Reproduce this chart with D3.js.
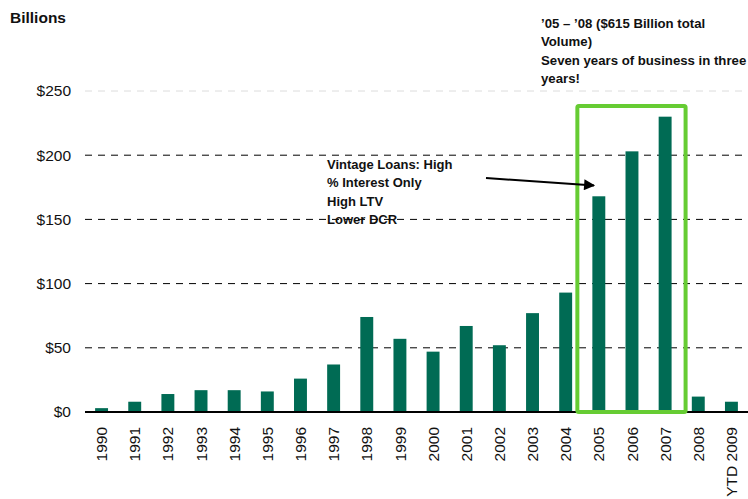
---
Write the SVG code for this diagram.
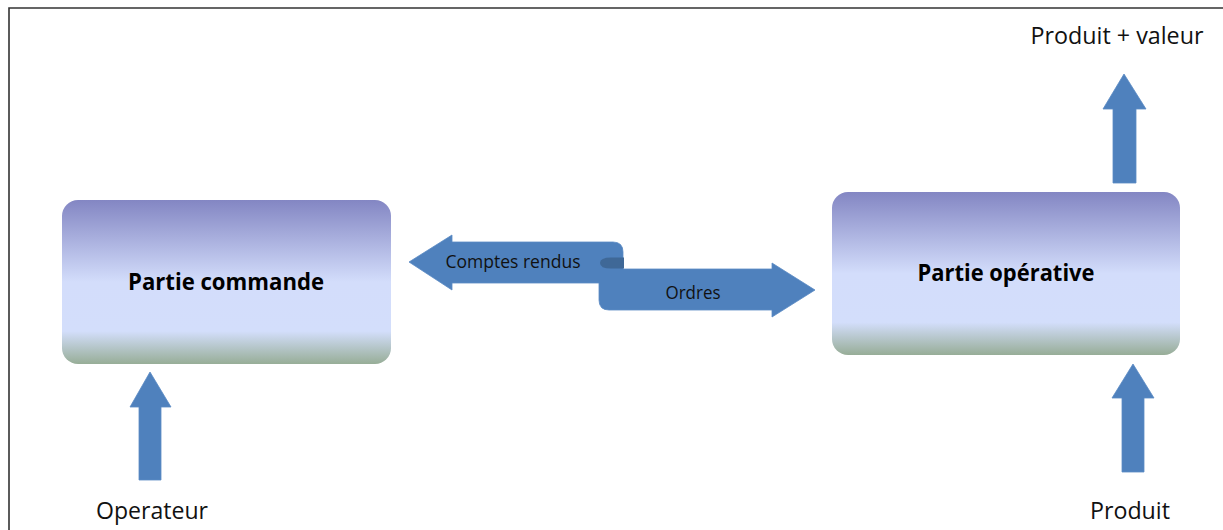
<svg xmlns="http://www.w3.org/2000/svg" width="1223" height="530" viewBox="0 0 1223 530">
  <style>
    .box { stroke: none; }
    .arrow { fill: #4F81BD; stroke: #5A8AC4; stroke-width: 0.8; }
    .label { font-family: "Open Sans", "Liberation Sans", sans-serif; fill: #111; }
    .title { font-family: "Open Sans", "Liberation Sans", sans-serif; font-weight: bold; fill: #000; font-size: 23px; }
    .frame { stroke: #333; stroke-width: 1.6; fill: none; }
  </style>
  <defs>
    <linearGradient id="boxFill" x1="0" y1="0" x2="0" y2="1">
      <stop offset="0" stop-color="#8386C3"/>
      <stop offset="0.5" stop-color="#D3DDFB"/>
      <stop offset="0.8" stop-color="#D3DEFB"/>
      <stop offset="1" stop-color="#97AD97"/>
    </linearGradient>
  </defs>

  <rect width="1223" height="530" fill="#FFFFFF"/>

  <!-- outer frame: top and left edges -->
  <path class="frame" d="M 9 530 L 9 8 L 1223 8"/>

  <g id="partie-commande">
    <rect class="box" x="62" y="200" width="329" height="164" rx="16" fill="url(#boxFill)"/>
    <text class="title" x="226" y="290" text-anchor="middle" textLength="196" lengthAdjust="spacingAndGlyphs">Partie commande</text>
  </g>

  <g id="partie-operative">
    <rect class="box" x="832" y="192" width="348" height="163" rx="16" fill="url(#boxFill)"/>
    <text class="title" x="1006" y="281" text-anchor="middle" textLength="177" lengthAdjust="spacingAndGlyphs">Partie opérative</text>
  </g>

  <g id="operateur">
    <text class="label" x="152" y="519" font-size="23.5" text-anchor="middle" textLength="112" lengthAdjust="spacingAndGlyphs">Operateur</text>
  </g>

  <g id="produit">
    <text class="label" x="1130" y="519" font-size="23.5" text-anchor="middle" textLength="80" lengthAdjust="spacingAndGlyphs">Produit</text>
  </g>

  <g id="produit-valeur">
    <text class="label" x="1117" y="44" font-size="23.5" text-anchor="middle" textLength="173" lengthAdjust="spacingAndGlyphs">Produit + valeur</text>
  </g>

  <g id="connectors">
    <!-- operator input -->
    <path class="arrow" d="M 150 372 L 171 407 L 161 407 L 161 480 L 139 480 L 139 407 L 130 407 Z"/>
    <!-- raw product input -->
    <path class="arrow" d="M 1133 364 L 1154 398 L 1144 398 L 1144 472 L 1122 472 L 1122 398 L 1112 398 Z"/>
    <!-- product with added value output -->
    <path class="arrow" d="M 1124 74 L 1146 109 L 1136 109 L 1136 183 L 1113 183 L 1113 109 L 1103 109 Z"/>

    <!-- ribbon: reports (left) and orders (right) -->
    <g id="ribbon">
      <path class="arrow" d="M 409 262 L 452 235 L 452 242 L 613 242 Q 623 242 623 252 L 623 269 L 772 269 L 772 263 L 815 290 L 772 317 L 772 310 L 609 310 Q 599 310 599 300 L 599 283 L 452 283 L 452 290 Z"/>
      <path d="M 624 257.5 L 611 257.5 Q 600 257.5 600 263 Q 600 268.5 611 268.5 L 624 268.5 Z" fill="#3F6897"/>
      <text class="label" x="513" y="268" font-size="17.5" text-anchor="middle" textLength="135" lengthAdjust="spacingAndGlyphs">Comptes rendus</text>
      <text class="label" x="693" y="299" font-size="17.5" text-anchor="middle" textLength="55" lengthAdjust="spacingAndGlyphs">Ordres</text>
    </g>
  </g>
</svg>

**STATED EXERCISE**
Copy each line that contains the word "with".

**EXPECTED OUTPUT**
Reproduce this chart with D3.js.
    <!-- product with added value output -->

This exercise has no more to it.